In 2006, the California legislature charged the state with the Herculean task of reducing greenhouse gas emissions to 1990 levels by 2020 to better the state’s air quality while becoming a global leader in the fight against climate change.
That legislation touched almost every industry in California, a state so large it would be the world’s eighth largest economy if it were an independent nation. Its implementation fell to California Air Resources Board Chairwoman Mary D. Nichols, whose regulations to carry out the law have influenced national greenhouse gas emission policies.
“She is the right person, at the right time, in the right place,” said Democratic California state Sen. Fran Pavley, who heads a committee overseeing implementation of the carbon reduction mandate. Nichols’ expertise and comfort in dealing with both sides of an issue have earned her a reputation as a fair and forceful implementer who can explain the complexities of the regulations her agency is implementing, Pavley said.
Even her toughest industry opponents, who challenged the regulations in court, offered respect for her knowledge base. “She doesn’t always agree with the same solutions we might have in mind. But it’s always good to have disagreements with someone you can respect,” said Allan Zaremberg, president of California’s Chamber of Commerce, in a 2014 Los Angeles Times profile.
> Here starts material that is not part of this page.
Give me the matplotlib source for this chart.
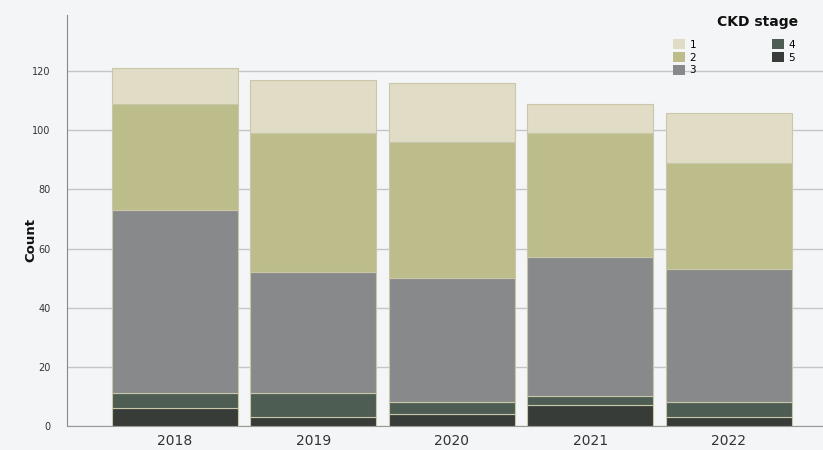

Nichols, a Democrat who served as an assistant administrator for the U.S. Environmental Protection Agency’s Air and Radiation program under the Clinton administration, joined the Air Resources Board in 2007 after then-Republican Gov. Arnold Schwarzenegger appointed her to lead the state’s implementation efforts. Current Democratic Gov. Edmund G. Brown Jr. asked her to stay on as the agency’s head.
During her tenure, the Air Resources Board has implemented the world’s second largest cap-and-trade program, affecting industries including electric utilities and transportation fuel distributors. The program trails only the European Union’s emission trading system measured by population and gross regional product affected.
Also following a legislative mandate, the board put in place sweeping regulations for automobile emissions and fuel efficiency that became the model for national standards announced by the Obama administration in 2009.
“We were responding to a mandate for California to take a strong leadership position on climate change that built on the work we have been doing for several decades now to achieve stringent health standards for air pollution,” she said.
“It’s a really positive story we have to tell,” she said about worries that the regulations would lead to changes that consumers wouldn’t like. “I don’t think you can sell something to people that they don’t want to buy.”
California’s cap-and-trade program has become the standard for placing a price on carbon, a notion that environmental economists have pegged as the only real solution for the world to meet the ambitious carbon reduction targets set in the global agreements reached at the 2015 Paris climate conference.
Under the program, sources that emit at least 25,000 metric tons of carbon dioxide equivalents per year must buy carbon credits through a state-sponsored auction.
Affected industries pushed back against the regulations, arguing that increased electric prices would be passed on to customers.
“The great fear that is always promoted by opponents is that energy prices are going to go up, and it’s going to be bad for businesses and consumers,” Nichols said. “Well, in California, we have designed a cap-and-trade program which has not caused energy prices to go up for energy consumers.”
Under the program, households and small business get rebates shown on their bill twice a year from the electric utility, Nichols said. Those rebates stem from revenue generated from the auctions so that it offsets any price increases resulting from the program.
In addition to the rebates, the carbon sales have so far raised almost $1.6 billion in revenue, 60 percent of which the state plans to put toward clean energy infrastructure projects such as a high-speed rail and other transportation programs.
Punitive damages would have been foolish and unnecessary, she said. “We targeted it in that way, so it seems like they are punishing the consumers” by using more greenhouse gas emitting energy sources, Nichols said.
“In the climate work, I generally believe that it is a program that is advantageous to the state’s economy overall on a macroeconomic level and on a more targeted level,” Nichols said.
Nichols’ ability to enact regulations while building broad support for the programs has earned her the praise of leading California lawmakers.
“Mary’s total dedication to a clean and healthy environment has been an inspiration to me ever since I met her,” said Sen. Barbara Boxer, D-Calif. “I learned from her that of course we need to compromise when it comes to legislation if we have to, but never, ever do we compromise the health of the people we are sworn to protect.”